The Minnesota State Fair may be the most popular and most vibrant state fair in America. This year, it had The Flaming Lips. It had Poison, and a dude wearing an "I got fucked up with Poison" T-shirt. It had extraordinary chickens, the Miracle of Birth center (featuring numerous baby animals and the occasional placenta-riffic live birthing), and it had well over 40 different sorts of edible things impaled and distributed on sticks.

The queen bee of these objects, in terms of pure hype, is hotdish on a stick. Though it resembles other street/fair food items in its overall portability and delightful lack of healthiness, it's at least two steps away from easy comprehension.

First of all: hotdish. Not a hot dish, or the hot dish — just "hotdish," like soup.

Q: "What did you bring to the potluck?"

A: "Oh, I brought hotdish."

"Casserole" is the nearest equivalent term in non-Minnesotan English — it's basically a whole bunch of mostly starchy and/or meaty shit, usually united by a nice thick blanket of cream of mushroom soup (AKA "Lutheran binder.") Chicken and wild rice is one archetypical variety; tater tot is, perhaps, the most well-known of the breed.

hotdish on a stick

Minnesota State Fair hotdish on a stick is of the tater tot variety.

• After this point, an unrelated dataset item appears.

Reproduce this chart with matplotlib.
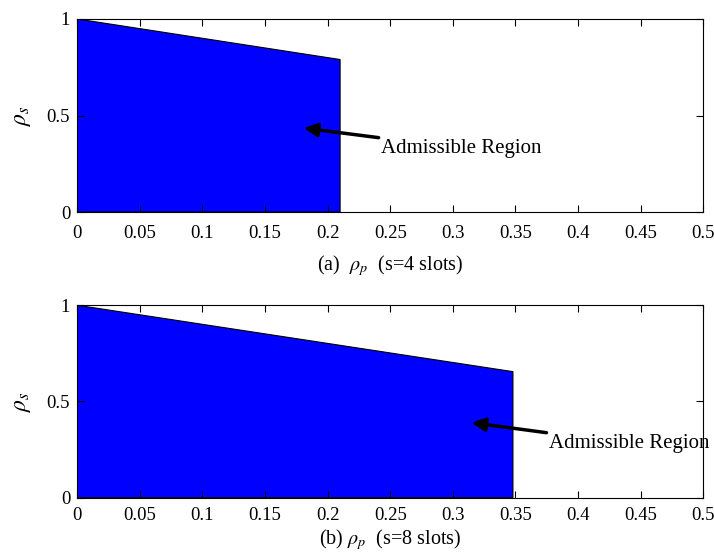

Tater tots alternate with meatballs under a breaded coating, giving the thing the appearance of a very drably colored snake that has swallowed three spherical mice.

From a culinary perspective, hotdish on a stick fails due to an ultra-grotesque overdependence on starches. We know, of course, that the thing's got to be breaded in order to be fried. But do there really need to be super-ball sized tater tots interspersed with the bready meatballs? It seems impossible that anything could taste breadier than bread, but hotdish on a stick pulls it off.

Its surprising saving grace is the cream of mushroom dipping sauce that comes on the side. The moisture helps the bread go down.

So... is it good? Yes. And no. It's definitely not something you'd want to order — or eat — in a restaurant. But it's the perfect breaded stick-impaled thing to munch on while you're trying to find the stand that sells the bucket of four-dozen fresh baked chocolate chip cookies, which, in turn, go perfectly with the $1 all-you-can-drink glass of milk from the $1 all-you-can-drink milk hut.

And that makes it perfect fair food.